Lasse Petterson: Okay.
Operator: Thank you. And our next question comes from Jon Tanwanteng of CJS Securities. Your line is now open.
Jonathan Tanwanteng: Good morning. Thank you for taking my questions. I was wondering, what is the risk here from the debt limit, if the U.S. default and just the impact on budgets and government, how are you planning for that if something does happen?
Lasse Petterson: Are you referencing the Title XI financing that we’re applying for?
Jonathan Tanwanteng: No. Just the operation of the Army Corps. What happens if…
Lasse Petterson: With their budget. Sorry. Well, the debt limit as we have seen in previous years, the politicians are using this situation to negotiate a lot of different issues. I think the probability of my expectation is that no debt limit will be raised and hence there is no impact on the financing of the U.S. government. I do believe that the discussion that is coming up here towards the end of the year, when it comes to approving the federal budget for 2024, you will see more of these discussions and potential continued resolution for a while, as we have seen in previous years.
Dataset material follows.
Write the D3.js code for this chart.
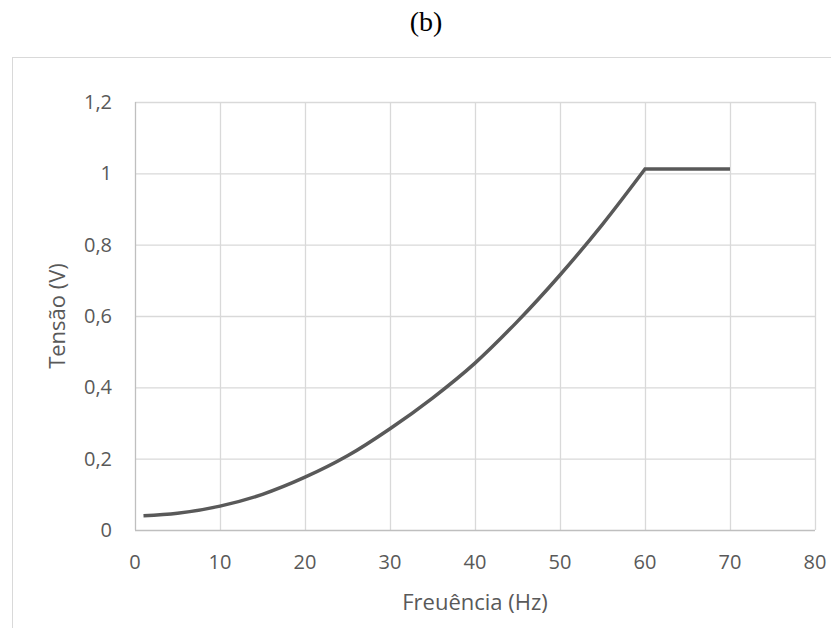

Jonathan Tanwanteng: Okay, great. And then what are the other capital projects that could still make it into Q4 this year? You have some of the LNG projects that could start, you have Freeport, what else is in the pipeline that could actually still start this year and get that margin backup?
Lasse Petterson: Yes. We are hopeful that some of these coastal protection projects that was part of the supplemental funding could come to bid and be executed towards Q4, that is good work, good margin work and we do those project well. So in addition to the port deepening projects, the coastal protection projects that was in that bill could come out and get executed in Q4.
Jonathan Tanwanteng: Okay. Great. Scott, could you – I don’t know if you said this before, could you give us a better cadence for the remaining capital spending in the year?
Scott Kornblau: Yes. Again, subject just slip to the left or the right a bit, but to round out roughly $175 million, looking at about $55 million each of Q2 and Q3 and then about $35 million in Q4.
Jonathan Tanwanteng: Understood. Thank you. And then lastly, just looking at lower utilization in Q2, are you planning to coke stack more dredges or are you going to keep them hot? Just expecting a bit more work in Q3 and then going Q4?
Scott Kornblau: Yes. I mean we do have – as I mentioned, there is some white space to fill. We are going to be, as we mentioned, aggressive taking costs out and putting vessels on the dock if we do not see anything. So we’ll continue to monitor that, but we are not going to keep spending money if we don’t have clear visibility of a vessel quickly going to work. But as we have mentioned, we can get these things out of cold stack very quickly and efficiently and bid them and get them to work.
Jonathan Tanwanteng: So as it stands now, you have two in storage and no plans to put any more in at this point?
Scott Kornblau: Yes. We’ll monitor as we have vessels roll off of contract if we feel that there is something on the horizon form or not, and we’ll make the call at that point. It’s not something we have to spend a lot of time planning to do. We can shut them off quickly and turn them back on just as quickly.
Jonathan Tanwanteng: Okay. Fair enough. Thank you.
Operator: Thank you. I would now like to turn the conference back to Tina Baginskis for closing remarks.
Tina Baginskis: Thank you. We appreciate the support of our shareholders, employees, and business partners, and we thank you for joining us in this discussion about the important developments and initiatives in our business. We look forward to speaking with you during our next earnings discussion. Thank you.
Operator: This concludes today’s conference call. Thank you for participating and you may now disconnect.